Best Picture = Best narrative

2005. In fair Los Angeles, where we lay our scene.. 

Critics and the media were sent into a tailspin at the 77th Academy Awards, when Crash was awarded the Best Picture Oscar. It had faced stiff competition in the lead up from Brokeback Mountain, a gay love story that had been considered a shoo-in from early on in the race and considered to be a fitting contender for Best Picture.

Many would argue that Brokeback Mountain is empirically, a better film than Crash, but Academy voters choose with their hearts, not their heads. A trawl through the history of the Academy Awards, exemplifies how the Best Picture Oscar regularly awards premise over craft, rather than vice versa. Although style and craft may deem a film worthy of a nomination, Academy members are at the behest of constructed narratives that will stand up in stature with its predecessors. 

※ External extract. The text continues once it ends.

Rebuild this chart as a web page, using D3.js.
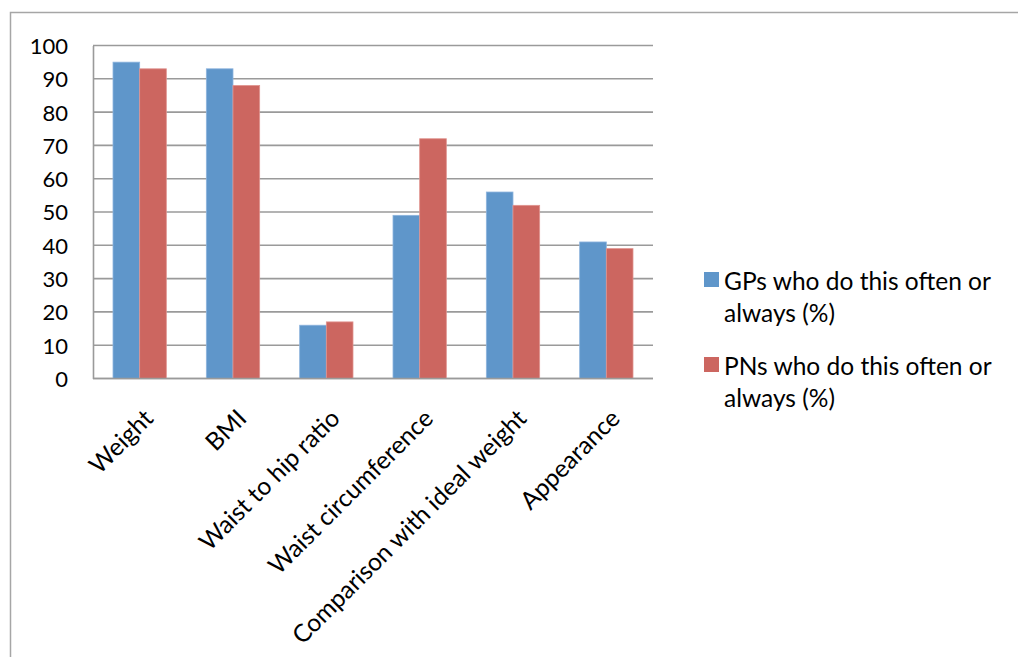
<!DOCTYPE html>
<html>
<head>
<meta charset="utf-8">
<script src="https://cdn.jsdelivr.net/npm/d3@7"></script>
<style>
  html, body { margin: 0; padding: 0; background: #fff; }
  svg { display: block; }
  text { font-family: Lato, "Open Sans", sans-serif; fill: #000; }
</style>
</head>
<body>
<svg id="chart" width="1018" height="657"></svg>
<script>
// Measurement methods for assessing weight status
const categories = ["Weight", "BMI", "Waist to hip ratio", "Waist circumference", "Comparison with ideal weight", "Appearance"];
const gpValues = [95, 93, 16, 49, 56, 41];
const pnValues = [93, 88, 17, 72, 52, 39];
const seriesNames = ["GPs who do this often or always (%)", "PNs who do this often or always (%)"];
const legendLines = [["GPs who do this often or", "always (%)"], ["PNs who do this often or", "always (%)"]];
const yTicks = [0, 10, 20, 30, 40, 50, 60, 70, 80, 90, 100];
const colors = ["#5F96CA", "#CC6660"];
const edgeColors = ["#8DB4DE", "#E09490"];

const svg = d3.select("#chart");

// chart frame
svg.append("path")
  .attr("d", "M10.5,660 V12.5 H1020")
  .attr("fill", "none")
  .attr("stroke", "#A6A6A6")
  .attr("stroke-width", 1.5);

const plot = { left: 93, right: 653, top: 45.5, bottom: 378.5 };

const x = d3.scaleBand()
  .domain(categories)
  .range([plot.left, plot.right])
  .paddingInner(0.4286)
  .paddingOuter(0.2143);

const x1 = d3.scaleBand()
  .domain([0, 1])
  .range([0, x.bandwidth()]);

const y = d3.scaleLinear().domain([0, 100]).range([plot.bottom, plot.top]);

// gridlines
svg.append("g")
  .selectAll("line")
  .data(yTicks)
  .join("line")
  .attr("x1", plot.left)
  .attr("x2", plot.right)
  .attr("y1", d => y(d))
  .attr("y2", d => y(d))
  .attr("stroke", "#9A9A9A")
  .attr("stroke-width", 1.6);

// value axis labels
const yAxis = svg.append("g")
  .attr("transform", `translate(${plot.left},0)`)
  .call(d3.axisLeft(y).tickValues(yTicks).tickSize(0).tickPadding(25));
yAxis.select(".domain").attr("stroke", "#9A9A9A").attr("stroke-width", 1.6);
yAxis.selectAll("text")
  .style("font-family", "Lato, sans-serif")
  .attr("font-size", 22)
  .attr("dy", "0.36em")
  .attr("fill", "#000");

// bars
const series = [gpValues, pnValues];
series.forEach((vals, s) => {
  svg.append("g")
    .selectAll("rect")
    .data(vals)
    .join("rect")
    .attr("x", (d, i) => x(categories[i]) + x1(s))
    .attr("y", d => y(d))
    .attr("width", x1.bandwidth())
    .attr("height", d => y(0) - y(d))
    .attr("fill", colors[s])
    .attr("stroke", edgeColors[s])
    .attr("stroke-width", 0.8);
});

// baseline axis
svg.append("line")
  .attr("x1", plot.left).attr("x2", plot.right)
  .attr("y1", y(0)).attr("y2", y(0))
  .attr("stroke", "#9A9A9A").attr("stroke-width", 1.6);

// rotated category labels, ending just right of each category centre
svg.append("g")
  .selectAll("text")
  .data(categories)
  .join("text")
  .attr("transform", d => `translate(${x(d) + x.bandwidth() / 2 + 15},420) rotate(-45)`)
  .attr("text-anchor", "end")
  .attr("font-size", 24.6)
  .text(d => d);

// legend
const legend = svg.append("g");
const legendTop = [272, 357];
legendLines.forEach((lines, s) => {
  legend.append("rect")
    .attr("x", 704).attr("y", legendTop[s])
    .attr("width", 15).attr("height", 15)
    .attr("fill", colors[s]);
  legend.append("text")
    .attr("x", 724)
    .attr("y", legendTop[s] + 18)
    .attr("font-size", 24.5)
    .selectAll("tspan")
    .data(lines)
    .join("tspan")
    .attr("x", 724)
    .attr("dy", (d, i) => i === 0 ? 0 : 31.7)
    .text(d => d);
});
</script>
</body>
</html>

Despite being regularly noted as of the most unlikely Best Picture winners, I’ve always argued that Crash was a deserving winner that year. A number of factors ultimately led to this underdog coming out on top. 

The Power of a Narrative – Crash Vs. Brokeback Mountain 

Backed by Lionsgate, Crash engaged in a clever campaign which saw DVDs delivered to every member of the Screen Actors’ Guild, a minor branch of the Academy voting base. It was one of the first to engage members directly by ensuring viewing of Crash as a necessary consideration. As a film which dealt head-on with racial tensions in Los Angeles, its handling of such a theme would need to be equally handled in a judicious manner. When Oprah Winfrey was cited as a key advocate of this film, her support got the public talking. 

What was the key difference in narrative that had allowed Crash to supercede one of the first mainstream, same-sex love stories? Ang Lee, the director of Brokeback Mountain had expressed his excitement of marketing the film ‘for what it is.’ When Ledger and Gyllenhaal appeared on adverts, the tagline ‘Love is a force of nature’ was plugged alongside them. Its promotion of the subject matter was lukewarm to say the least, and for such a groundbreaking premise and delicate storyline, the supporting marketing materials didn’t match up to the potential narrative it could have created. 

In comparison, Crash sold itself as a drama examining the human condition, intertwined with the untreated racial prejudice in America. Its Los Angeles setting was a vital component of the story, the first lines of the script encapsulating the uniqueness of the vast and bizarre city that many Academy members called home. 

“It’s the sense of touch. In L.A., nobody touches you. We’re always behind this metal and glass. I think we miss that touch so much that we crash into each other just so we can feel something.”

Its tagline was powerful: ‘Moving at the speed of life, we are bound to collide with each other,’ and was repurposed in marketing materials to supplement a superb, multi-faceted script. Crash’s screenwriter and director Paul Haggis, had been inspired by his own experience of being the victim of a carjacking attempt, in which he questioned the identity and motives of the two men who had targeted him. He aligned a human parallel with this fictional screenplay, and in doing so crafted a narrative that gave real life credence to this story. Subsequent taglines reiterated this sense of societal bias and racial stereotyping, by questioning the audience themselves and the views they may consciously or subconsciously carry around with them, ‘You think you know who you are. You have no idea.’ 

On critical reception, the film was attacked by a select few for being a vehicle for protracting racial stereotypes. Paul Haggis, the film’s director laughed off the critiques. It had been his very intention to lure the audience in with these stereotypes, before gradually deconstructing them, with raw humanity in the mix. Haggis to this day is still surprised at this Best Picture win, however he noted that it was the narrative and likely the Academy base living in Los Angeles where the film was set, which they identified the most with, ‘for some reason that’s the film that touched people the most that year.’ It doesn’t matter whether voters would have picked Crash or not, if asked again today – it is the film that speaks to them most powerfully at the time that really counts.